◆ Goal of the exercise
Identify every line in the records below that contains the word "this", and copy each of those lines.

◆ Records to process
___
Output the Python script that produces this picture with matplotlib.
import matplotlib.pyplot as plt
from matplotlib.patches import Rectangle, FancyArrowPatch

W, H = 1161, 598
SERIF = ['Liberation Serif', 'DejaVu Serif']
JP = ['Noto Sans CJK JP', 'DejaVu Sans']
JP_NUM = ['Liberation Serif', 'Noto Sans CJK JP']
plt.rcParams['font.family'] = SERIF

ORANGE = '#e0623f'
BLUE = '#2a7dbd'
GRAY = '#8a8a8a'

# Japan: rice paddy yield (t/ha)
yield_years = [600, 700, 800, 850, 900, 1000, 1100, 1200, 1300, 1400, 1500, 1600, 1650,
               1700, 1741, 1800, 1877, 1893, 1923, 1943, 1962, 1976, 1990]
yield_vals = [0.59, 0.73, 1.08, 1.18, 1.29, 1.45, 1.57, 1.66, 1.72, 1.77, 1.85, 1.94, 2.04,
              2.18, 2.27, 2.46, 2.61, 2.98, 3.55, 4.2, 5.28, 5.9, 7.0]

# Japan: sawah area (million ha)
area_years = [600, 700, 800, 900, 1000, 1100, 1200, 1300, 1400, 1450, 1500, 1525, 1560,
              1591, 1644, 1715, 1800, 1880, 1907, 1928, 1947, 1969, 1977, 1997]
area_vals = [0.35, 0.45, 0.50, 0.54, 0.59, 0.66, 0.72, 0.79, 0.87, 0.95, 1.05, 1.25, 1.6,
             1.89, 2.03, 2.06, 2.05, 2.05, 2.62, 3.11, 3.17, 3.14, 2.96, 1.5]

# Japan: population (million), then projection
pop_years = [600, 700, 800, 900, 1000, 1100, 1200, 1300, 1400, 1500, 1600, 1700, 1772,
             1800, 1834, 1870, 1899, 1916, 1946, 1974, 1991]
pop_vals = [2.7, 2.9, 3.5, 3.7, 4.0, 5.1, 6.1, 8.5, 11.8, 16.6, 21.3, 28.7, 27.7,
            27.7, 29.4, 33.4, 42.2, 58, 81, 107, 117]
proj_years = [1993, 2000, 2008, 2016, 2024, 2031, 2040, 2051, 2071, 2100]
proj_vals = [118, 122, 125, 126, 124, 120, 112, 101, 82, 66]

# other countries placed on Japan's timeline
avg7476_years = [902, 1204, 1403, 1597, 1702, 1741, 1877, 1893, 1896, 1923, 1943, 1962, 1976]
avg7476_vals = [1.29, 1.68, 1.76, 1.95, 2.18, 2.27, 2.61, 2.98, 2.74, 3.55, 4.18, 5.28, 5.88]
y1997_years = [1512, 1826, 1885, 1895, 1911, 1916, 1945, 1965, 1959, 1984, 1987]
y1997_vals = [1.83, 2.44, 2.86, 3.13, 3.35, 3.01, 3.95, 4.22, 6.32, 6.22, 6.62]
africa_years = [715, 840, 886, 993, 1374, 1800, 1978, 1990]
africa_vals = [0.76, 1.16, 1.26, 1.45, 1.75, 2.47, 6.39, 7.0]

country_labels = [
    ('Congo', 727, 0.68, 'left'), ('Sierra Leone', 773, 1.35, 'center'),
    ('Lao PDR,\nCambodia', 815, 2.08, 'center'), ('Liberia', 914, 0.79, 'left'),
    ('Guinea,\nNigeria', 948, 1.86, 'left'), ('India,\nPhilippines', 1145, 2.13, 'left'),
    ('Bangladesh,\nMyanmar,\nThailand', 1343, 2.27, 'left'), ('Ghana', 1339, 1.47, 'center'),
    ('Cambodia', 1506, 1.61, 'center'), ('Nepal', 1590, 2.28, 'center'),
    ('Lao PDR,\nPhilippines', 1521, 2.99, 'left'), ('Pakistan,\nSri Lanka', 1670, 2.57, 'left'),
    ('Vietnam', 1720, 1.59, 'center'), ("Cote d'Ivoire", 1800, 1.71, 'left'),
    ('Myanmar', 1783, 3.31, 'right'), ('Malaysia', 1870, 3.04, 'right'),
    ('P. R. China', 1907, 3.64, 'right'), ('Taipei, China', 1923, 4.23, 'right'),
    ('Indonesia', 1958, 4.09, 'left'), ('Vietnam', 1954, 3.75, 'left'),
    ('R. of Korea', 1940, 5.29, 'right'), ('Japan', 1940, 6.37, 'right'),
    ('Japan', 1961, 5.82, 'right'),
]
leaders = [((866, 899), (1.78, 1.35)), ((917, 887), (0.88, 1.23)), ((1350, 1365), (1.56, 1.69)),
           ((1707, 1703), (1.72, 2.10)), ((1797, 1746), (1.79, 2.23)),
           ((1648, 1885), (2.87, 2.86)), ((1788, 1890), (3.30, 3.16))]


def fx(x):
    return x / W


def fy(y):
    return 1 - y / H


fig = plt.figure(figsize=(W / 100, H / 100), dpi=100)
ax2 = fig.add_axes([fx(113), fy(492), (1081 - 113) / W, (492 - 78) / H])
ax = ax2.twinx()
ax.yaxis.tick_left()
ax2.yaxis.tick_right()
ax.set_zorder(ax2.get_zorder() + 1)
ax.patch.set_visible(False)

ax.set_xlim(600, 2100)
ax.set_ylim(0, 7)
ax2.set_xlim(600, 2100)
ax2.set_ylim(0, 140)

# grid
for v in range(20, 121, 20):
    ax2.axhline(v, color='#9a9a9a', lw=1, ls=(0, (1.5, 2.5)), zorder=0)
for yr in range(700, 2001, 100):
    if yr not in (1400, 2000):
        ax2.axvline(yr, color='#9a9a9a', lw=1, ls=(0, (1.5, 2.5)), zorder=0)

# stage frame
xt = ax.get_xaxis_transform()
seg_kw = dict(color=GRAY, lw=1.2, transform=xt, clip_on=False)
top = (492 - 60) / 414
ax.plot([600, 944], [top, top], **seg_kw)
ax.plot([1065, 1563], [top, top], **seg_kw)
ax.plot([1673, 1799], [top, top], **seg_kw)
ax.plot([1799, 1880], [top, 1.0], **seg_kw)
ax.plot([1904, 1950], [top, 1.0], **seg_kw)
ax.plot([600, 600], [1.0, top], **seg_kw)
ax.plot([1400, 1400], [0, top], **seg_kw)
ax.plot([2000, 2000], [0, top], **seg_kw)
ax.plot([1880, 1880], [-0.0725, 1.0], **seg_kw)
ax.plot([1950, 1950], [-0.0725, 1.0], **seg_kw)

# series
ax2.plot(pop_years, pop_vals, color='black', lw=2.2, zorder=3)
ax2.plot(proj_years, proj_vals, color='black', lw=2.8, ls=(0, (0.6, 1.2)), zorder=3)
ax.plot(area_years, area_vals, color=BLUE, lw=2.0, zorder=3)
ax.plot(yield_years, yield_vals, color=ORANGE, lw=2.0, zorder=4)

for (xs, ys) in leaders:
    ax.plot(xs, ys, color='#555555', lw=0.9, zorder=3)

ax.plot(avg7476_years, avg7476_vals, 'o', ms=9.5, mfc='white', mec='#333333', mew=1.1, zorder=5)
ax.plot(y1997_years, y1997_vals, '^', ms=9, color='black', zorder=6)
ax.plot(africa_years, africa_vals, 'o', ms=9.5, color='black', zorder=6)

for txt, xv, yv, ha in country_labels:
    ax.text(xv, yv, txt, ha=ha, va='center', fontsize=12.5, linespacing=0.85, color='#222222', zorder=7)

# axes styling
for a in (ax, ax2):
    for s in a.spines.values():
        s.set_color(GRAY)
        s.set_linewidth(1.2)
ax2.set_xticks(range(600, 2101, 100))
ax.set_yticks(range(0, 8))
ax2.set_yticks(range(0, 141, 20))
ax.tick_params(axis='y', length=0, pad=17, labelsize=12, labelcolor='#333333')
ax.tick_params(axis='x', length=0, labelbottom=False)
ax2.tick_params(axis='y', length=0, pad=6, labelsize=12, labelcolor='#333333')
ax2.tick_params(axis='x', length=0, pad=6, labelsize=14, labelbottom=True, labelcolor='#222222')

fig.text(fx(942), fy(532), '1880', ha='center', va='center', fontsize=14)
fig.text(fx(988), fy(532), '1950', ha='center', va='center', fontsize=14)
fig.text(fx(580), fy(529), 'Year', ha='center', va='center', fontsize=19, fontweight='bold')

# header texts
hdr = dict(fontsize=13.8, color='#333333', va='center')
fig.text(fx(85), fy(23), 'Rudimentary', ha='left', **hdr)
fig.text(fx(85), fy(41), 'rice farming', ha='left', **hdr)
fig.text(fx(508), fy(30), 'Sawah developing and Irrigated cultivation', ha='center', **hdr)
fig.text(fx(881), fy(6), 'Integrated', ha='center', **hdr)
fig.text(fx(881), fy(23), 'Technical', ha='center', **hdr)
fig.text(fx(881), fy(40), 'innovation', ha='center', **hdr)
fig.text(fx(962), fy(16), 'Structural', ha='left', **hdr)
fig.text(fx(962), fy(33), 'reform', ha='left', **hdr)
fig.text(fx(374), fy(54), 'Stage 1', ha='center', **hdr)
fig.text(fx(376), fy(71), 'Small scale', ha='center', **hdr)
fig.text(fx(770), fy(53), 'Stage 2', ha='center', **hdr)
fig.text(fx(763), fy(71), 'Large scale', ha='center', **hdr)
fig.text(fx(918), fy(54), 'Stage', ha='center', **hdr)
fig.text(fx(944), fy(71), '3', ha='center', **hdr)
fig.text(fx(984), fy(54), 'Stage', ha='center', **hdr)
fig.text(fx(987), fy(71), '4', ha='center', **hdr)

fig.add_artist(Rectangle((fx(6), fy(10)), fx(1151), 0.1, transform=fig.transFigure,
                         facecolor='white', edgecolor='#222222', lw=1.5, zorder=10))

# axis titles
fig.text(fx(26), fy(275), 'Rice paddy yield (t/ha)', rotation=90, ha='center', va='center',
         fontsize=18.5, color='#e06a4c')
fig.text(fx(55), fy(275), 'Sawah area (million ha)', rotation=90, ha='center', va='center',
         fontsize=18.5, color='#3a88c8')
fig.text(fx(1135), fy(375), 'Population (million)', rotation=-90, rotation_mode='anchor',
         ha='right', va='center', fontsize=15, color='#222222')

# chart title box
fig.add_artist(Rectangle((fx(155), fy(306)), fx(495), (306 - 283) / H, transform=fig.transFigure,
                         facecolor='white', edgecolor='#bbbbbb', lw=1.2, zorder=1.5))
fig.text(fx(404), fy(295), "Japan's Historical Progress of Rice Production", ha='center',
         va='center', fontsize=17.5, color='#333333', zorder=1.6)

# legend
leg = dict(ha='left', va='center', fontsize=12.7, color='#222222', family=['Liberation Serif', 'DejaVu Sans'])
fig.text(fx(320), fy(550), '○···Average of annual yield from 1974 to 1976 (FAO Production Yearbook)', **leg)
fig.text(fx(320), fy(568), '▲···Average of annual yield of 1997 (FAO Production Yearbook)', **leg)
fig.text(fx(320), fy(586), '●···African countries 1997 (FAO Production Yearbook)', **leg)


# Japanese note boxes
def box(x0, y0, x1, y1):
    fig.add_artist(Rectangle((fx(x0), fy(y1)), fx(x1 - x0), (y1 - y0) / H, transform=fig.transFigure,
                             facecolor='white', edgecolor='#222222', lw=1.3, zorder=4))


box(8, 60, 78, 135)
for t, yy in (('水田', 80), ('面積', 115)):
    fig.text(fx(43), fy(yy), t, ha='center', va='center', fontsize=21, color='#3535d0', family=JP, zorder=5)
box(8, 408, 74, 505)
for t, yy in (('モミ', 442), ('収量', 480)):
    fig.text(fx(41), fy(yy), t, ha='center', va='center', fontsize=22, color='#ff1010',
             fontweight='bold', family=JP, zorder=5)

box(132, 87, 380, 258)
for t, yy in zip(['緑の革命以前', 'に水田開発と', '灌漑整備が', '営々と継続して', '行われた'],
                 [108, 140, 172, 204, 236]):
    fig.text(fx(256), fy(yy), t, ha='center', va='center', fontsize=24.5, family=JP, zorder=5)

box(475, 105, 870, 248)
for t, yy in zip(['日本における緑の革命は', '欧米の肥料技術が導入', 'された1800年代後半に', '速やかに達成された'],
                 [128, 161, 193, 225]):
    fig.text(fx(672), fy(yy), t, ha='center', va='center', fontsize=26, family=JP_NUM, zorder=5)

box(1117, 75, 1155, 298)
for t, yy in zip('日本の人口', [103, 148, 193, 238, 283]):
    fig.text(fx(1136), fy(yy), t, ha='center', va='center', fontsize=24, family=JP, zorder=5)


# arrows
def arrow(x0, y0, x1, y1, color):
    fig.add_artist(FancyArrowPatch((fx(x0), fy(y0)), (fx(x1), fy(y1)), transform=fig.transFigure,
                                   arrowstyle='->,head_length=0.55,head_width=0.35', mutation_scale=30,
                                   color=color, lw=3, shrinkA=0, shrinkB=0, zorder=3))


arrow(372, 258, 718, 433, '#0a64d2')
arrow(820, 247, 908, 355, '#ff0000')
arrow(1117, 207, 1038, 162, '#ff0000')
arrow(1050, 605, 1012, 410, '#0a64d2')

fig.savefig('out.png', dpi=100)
___
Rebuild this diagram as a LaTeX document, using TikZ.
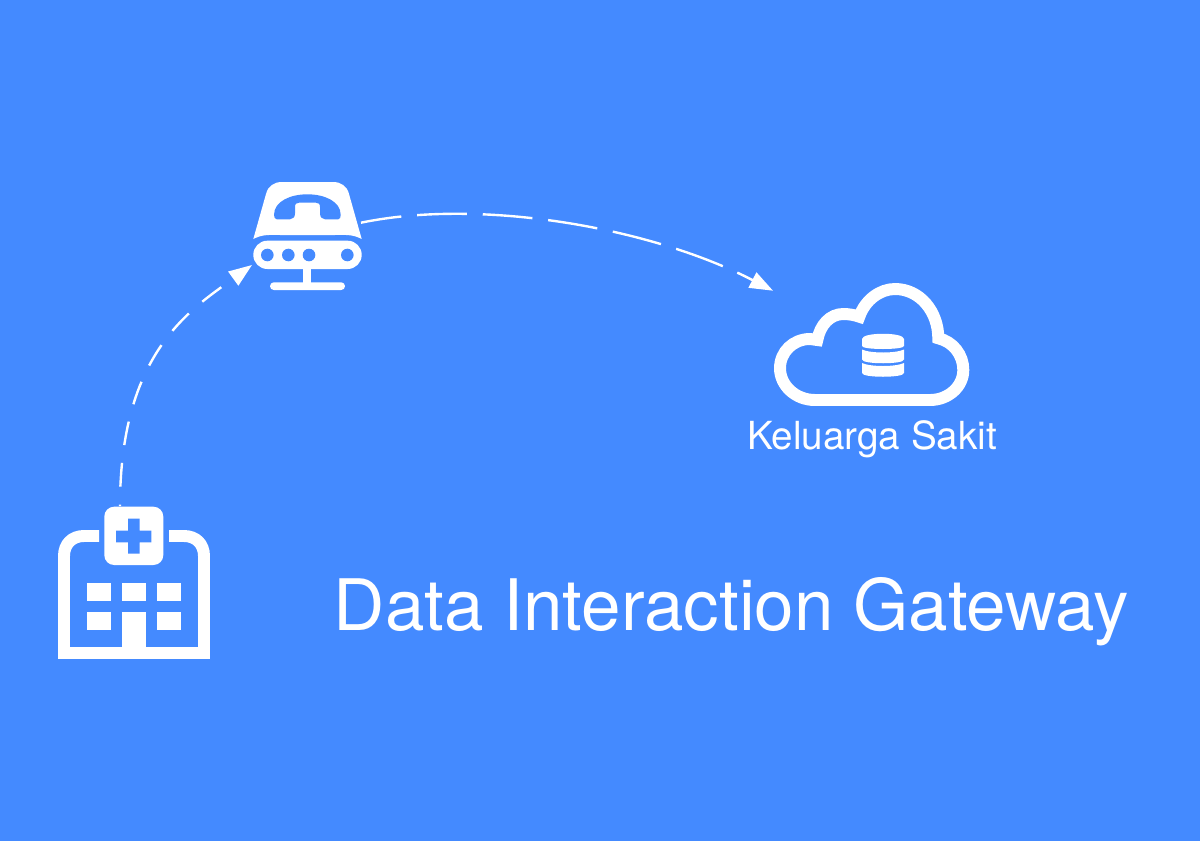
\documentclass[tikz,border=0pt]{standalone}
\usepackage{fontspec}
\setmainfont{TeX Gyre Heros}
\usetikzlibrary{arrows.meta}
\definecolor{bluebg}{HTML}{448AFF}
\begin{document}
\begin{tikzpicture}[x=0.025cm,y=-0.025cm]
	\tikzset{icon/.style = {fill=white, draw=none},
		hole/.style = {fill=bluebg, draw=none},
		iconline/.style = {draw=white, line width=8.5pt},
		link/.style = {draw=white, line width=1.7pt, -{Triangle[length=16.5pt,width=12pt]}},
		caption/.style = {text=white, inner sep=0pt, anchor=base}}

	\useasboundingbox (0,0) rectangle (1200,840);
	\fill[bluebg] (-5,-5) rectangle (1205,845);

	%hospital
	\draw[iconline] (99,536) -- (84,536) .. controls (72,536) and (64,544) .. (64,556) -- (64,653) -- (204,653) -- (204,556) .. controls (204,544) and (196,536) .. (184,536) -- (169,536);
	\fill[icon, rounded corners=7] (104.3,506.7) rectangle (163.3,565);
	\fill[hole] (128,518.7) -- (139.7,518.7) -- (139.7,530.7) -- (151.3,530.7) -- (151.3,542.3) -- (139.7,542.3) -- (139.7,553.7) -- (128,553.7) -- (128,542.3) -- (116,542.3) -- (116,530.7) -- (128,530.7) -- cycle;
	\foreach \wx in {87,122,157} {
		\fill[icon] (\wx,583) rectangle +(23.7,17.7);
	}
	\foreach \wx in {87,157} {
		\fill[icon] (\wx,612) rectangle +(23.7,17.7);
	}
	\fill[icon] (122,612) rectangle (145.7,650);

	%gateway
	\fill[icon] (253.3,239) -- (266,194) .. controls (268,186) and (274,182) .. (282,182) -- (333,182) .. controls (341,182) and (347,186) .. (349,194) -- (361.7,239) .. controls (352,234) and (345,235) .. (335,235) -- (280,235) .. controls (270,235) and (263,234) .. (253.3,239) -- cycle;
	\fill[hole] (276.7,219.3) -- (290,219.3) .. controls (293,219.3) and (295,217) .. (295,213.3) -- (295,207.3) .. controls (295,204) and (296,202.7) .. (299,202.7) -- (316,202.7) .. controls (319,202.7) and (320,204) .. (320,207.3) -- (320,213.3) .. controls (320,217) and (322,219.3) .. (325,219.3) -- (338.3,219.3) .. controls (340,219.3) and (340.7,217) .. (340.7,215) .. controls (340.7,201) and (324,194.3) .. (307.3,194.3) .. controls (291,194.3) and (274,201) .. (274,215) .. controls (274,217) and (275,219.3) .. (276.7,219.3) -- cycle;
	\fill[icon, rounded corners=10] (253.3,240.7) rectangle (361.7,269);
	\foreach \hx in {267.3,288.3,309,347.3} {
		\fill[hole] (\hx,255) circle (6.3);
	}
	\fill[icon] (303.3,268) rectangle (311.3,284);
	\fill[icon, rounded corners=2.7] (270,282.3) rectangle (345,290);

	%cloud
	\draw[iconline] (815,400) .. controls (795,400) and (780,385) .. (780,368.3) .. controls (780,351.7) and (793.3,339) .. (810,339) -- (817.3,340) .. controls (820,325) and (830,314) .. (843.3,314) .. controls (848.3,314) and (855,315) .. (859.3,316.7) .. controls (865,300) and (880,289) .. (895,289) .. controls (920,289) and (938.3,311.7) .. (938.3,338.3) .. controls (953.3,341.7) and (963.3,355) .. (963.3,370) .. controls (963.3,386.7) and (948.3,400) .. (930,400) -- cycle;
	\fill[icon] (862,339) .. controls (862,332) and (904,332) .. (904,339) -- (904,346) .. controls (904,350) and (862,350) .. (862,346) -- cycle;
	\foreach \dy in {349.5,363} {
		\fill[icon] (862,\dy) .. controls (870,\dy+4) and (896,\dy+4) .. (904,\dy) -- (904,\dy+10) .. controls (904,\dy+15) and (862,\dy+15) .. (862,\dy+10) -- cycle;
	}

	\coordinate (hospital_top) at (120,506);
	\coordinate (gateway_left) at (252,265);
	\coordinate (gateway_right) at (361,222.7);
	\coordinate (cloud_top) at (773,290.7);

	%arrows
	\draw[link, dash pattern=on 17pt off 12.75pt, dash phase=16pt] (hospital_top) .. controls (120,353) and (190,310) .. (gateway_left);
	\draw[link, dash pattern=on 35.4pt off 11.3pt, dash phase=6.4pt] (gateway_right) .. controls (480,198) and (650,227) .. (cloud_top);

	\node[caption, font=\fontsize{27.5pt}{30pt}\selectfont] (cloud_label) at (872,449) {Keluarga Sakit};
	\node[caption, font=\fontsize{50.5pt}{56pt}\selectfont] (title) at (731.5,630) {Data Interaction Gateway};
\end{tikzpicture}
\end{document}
___
◆ Answer to the task
Output the Python script that produces this picture with matplotlib.
Rebuild this diagram as a LaTeX document, using TikZ.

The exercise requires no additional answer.